19 But Jews came from Antioch and Iconium, and having persuaded the crowds, they stoned Paul and dragged him out of the city, supposing that he was dead. 20 But when the disciples gathered about him, he rose up and entered the city, and on the next day he went on with Barnabas to Derbe. 21 When they had preached the gospel to that city and had made many disciples, they returned to Lystra and to Iconium and to Antioch, 22 strengthening the souls of the disciples, encouraging them to continue in the faith, and saying that through many tribulations we must enter the kingdom of God. 23 And when they had appointed elders for them in every church, with prayer and fasting they committed them to the Lord in whom they had believed.
The story of Paul at Lystra in Acts 14 is one of the most fascinating accounts that we read in the Book of Acts, though I seldom hear it taught. In verses 8-18, we learn that, while traveling with Barnabas, Paul, by the power of God, heals a man. The miracle stirs the people of Lystra up so much that they assume that the gods had come down to earth in human form. The people think Barnabas is Zeus, because he does not speak, and they call Paul Hermes, because he appears to be the spokesman.
Things get even crazier when the people actually bring in the priest of Zeus to offer a sacrifice to Barnabas. Of course, Paul and Barnabas do everything they can to put a stop to this foolishness. They tear their clothes, signifying that they are horrified, and run into the crowds telling everybody that they are ordinary men who happen to be carrying the message of the one true God.
Then things get even crazier than before. Other men arrive and stir the crowds up against Paul and Barnabas. That same group that was just about to hail the evangelists as deities suddenly turns, drags Paul out of the city, stones him, and leaves him for dead. They actually go from wanting to worship Paul to trying to crack his skull with big rocks in just a few moments.
What is stunning to me, however, is what happens next. Paul isn’t dead. His friends get him out from under the rock pile and dust him off. Then Paul walks right back into the city of Lystra. You know the guys were thinking, “Paul, you might have taken one too many of those rocks to the noggin; they just tried to kill you in Lystra. Let’s go somewhere else.” But Paul had none of it. He went back into Lystra. He then went to the surrounding towns and even made a return visit to Lystra before moving on.
Now, let me add one more piece of data from Acts 16. Sometime later, Paul made yet another visit to Lystra on a different missionary journey. Here is what happened:
1 Paul came also to Derbe and to Lystra. A disciple was there, named Timothy, the son of a Jewish woman who was a believer, but his father was a Greek. 2 He was well spoken of by the brothers at Lystra and Iconium. 3 Paul wanted Timothy to accompany him, and he took him and circumcised him because of the Jews who were in those places, for they all knew that his father was a Greek.

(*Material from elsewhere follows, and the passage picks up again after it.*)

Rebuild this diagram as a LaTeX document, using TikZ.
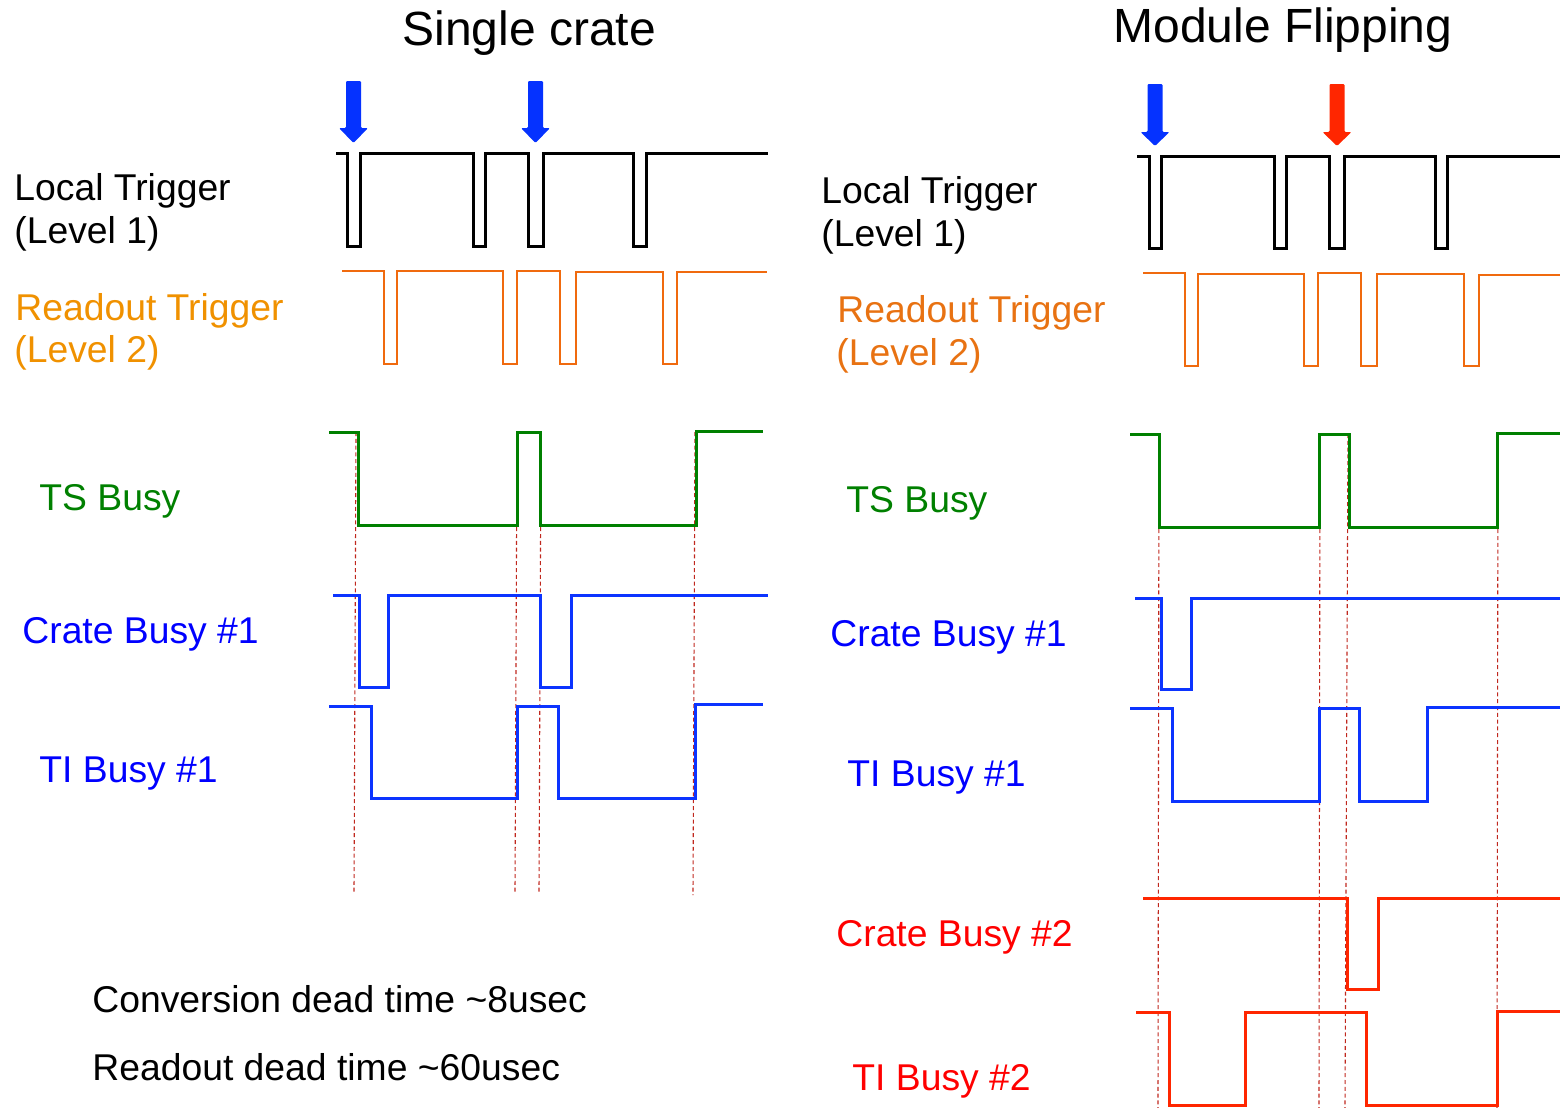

When Paul returns to Lystra this time, he meets a young man who has come to Christ and who is eager to serve him. Paul picks up a follower in Lystra named Timothy. Of course you know, if you know the bible, that Paul’s young friend Timothy would be as dear as a son to Paul. Timothy would be a true help and encouragement to Paul, even to Paul’s dying day. In one instance Paul described Timothy in this way:
19 I hope in the Lord Jesus to send Timothy to you soon, so that I too may be cheered by news of you. 20 For I have no one like him, who will be genuinely concerned for your welfare.

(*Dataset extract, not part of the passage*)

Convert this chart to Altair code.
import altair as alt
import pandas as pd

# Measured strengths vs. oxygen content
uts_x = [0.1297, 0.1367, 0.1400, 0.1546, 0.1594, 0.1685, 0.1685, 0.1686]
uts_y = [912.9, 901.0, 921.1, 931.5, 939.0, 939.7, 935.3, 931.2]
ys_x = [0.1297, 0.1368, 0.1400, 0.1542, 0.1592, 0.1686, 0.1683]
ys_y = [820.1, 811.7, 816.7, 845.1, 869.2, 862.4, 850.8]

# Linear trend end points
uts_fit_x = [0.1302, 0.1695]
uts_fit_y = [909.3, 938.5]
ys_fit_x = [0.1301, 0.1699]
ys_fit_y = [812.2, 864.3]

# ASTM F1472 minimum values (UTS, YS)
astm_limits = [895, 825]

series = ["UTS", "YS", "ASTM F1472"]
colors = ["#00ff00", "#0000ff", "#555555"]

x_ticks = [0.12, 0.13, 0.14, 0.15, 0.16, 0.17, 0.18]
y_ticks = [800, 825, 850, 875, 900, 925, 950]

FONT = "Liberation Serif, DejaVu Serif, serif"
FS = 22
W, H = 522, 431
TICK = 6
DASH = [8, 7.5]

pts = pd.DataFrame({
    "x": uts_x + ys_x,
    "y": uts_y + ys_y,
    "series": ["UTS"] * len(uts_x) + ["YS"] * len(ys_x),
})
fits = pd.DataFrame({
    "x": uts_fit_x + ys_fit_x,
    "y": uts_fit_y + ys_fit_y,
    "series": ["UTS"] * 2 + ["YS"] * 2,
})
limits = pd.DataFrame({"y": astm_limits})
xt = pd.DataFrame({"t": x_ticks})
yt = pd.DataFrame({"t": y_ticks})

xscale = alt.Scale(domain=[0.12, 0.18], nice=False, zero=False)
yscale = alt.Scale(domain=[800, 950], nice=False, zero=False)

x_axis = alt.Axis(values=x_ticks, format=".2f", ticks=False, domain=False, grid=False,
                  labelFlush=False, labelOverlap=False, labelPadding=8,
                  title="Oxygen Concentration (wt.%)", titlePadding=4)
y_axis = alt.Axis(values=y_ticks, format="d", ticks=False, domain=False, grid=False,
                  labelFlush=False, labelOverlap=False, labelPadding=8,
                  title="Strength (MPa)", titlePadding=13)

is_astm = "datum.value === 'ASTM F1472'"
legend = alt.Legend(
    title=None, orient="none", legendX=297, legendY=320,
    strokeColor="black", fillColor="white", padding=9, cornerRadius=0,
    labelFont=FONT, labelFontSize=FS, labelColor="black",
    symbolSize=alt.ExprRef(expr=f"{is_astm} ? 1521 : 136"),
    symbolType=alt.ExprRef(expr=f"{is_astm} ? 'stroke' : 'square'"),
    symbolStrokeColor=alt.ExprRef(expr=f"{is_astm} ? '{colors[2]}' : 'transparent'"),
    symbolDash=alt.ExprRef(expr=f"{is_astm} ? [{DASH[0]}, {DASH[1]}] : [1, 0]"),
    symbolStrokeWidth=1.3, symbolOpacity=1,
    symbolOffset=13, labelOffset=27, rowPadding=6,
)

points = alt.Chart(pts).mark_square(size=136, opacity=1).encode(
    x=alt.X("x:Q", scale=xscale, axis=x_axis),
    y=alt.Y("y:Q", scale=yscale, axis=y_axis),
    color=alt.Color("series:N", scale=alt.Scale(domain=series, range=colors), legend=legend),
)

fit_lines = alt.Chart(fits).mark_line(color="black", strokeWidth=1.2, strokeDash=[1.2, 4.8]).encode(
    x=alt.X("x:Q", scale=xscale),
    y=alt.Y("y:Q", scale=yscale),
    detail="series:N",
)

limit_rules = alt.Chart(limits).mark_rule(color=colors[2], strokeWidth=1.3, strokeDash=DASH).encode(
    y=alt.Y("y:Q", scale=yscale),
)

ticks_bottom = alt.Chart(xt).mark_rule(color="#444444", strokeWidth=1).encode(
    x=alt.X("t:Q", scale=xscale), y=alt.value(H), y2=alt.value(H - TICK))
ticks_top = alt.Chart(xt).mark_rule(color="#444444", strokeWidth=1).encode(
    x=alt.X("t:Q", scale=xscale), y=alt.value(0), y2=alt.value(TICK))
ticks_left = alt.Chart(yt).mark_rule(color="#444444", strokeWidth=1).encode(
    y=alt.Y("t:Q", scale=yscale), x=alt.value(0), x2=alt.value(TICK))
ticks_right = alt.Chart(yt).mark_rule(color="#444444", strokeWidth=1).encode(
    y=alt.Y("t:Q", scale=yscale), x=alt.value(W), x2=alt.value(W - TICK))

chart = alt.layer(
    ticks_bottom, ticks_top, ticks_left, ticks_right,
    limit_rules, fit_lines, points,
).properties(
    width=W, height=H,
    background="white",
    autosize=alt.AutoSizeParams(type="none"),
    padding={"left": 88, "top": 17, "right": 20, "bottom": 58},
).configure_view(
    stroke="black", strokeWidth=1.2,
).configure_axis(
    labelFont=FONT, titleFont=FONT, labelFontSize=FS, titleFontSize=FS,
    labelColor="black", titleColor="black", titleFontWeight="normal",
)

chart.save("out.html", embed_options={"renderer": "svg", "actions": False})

Don’t’ fail to connect the dots here. Paul walked back into a dangerous place, an uncomfortable place. He did so for the sake of the gospel. Eventually, Paul’s faithful service led to the conversion of Timothy, a friend like no other to Paul. If Paul runs from Lystra, Paul doesn’t gain Timothy to serve with.

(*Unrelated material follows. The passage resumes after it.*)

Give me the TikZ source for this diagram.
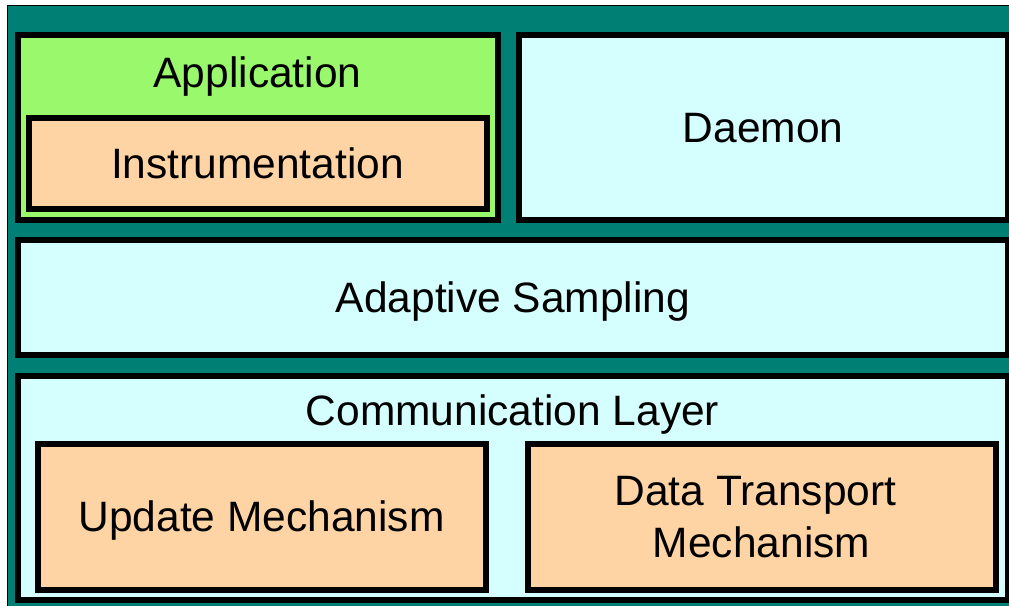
\documentclass[tikz,border=0pt]{standalone}
\usepackage{fontspec}
\setmainfont{Liberation Sans}
\definecolor{frameteal}{HTML}{008075}
\definecolor{appgreen}{HTML}{99F86C}
\definecolor{layercyan}{HTML}{D5FEFE}
\definecolor{partpeach}{HTML}{FFD4A5}
\tikzset{
  layerbox/.style={draw=black, line width=6pt, rectangle, inner sep=0pt, anchor=center},
  lbl/.style={inner sep=0pt, anchor=base, font=\fontsize{42.5}{50}\selectfont, text=black},
}
\begin{document}
\begin{tikzpicture}[x=1pt, y=-1pt]
  \useasboundingbox (0,0) rectangle (1009,605);
  \clip (0,0) rectangle (1009,605);
  % page background and outer frame
  \fill[white] (0,0) rectangle (1009,605);
  \draw[line width=1.5pt, fill=frameteal] (7.5,5.5) rectangle (1030,640);

  % top row
  \node[layerbox, fill=appgreen, minimum width=479.5pt, minimum height=185.5pt] (app) at (257.75,127.25) {};
  \node[layerbox, fill=partpeach, minimum width=458.5pt, minimum height=91pt] (instr) at (257.75,163.5) {};
  \node[layerbox, fill=layercyan, minimum width=489.5pt, minimum height=185.5pt] (daemon) at (763.25,127.25) {};

  % middle layer
  \node[layerbox, fill=layercyan, minimum width=990pt, minimum height=115pt] (adapt) at (513,297.5) {};

  % communication layer and its parts
  \node[layerbox, fill=layercyan, minimum width=990pt, minimum height=224.5pt] (comm) at (513,487.75) {};
  \node[layerbox, fill=partpeach, minimum width=448pt, minimum height=146pt] (update) at (261.5,517) {};
  \node[layerbox, fill=partpeach, minimum width=468.5pt, minimum height=146pt] (transport) at (761.75,517) {};

  % labels
  \node[lbl] (appl) at (257.5,87) {Application};
  \node[lbl] (instrl) at (257.5,178) {Instrumentation};
  \node[lbl] (daemonl) at (763,142) {Daemon};
  \node[lbl] (adaptl) at (513,312) {Adaptive Sampling};
  \node[lbl] (comml) at (512.5,425) {Communication Layer};
  \node[lbl] (updatel) at (261.5,531) {Update Mechanism};
  \node[lbl] (transportl) at (755.5,505) {Data Transport};
  \node[lbl] (transportm) at (761.5,557) {Mechanism};
\end{tikzpicture}
\end{document}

What kinds of things make you turn from your own Lystra? Is it big stuff? Has someone hurt you, and so you aren’t going to have any more to do with them? Has a church member offended you, so you’re going to run to the next church down the street? Have you embarrassed yourself in front of someone, and so you are going to avoid them in the future? Or is it smaller? Is your favorite TV show on, so you are going to try to get out of that phone call with your non-Christian friend? Have you had a hard day at work, so maybe skipping tonight’s Bible study is in order?
Christians, I’m not going to try to promise you that every time you walk into a hard situation, you will gain an ally like Timothy for lifelong friendship. What I can promise you is this: When you do what God calls you to do, even when it is hard, God will be glorified and you will have joy. It may work well, or the people may throw rocks at you, but, if you are obeying the word of God, you will be doing something glorious.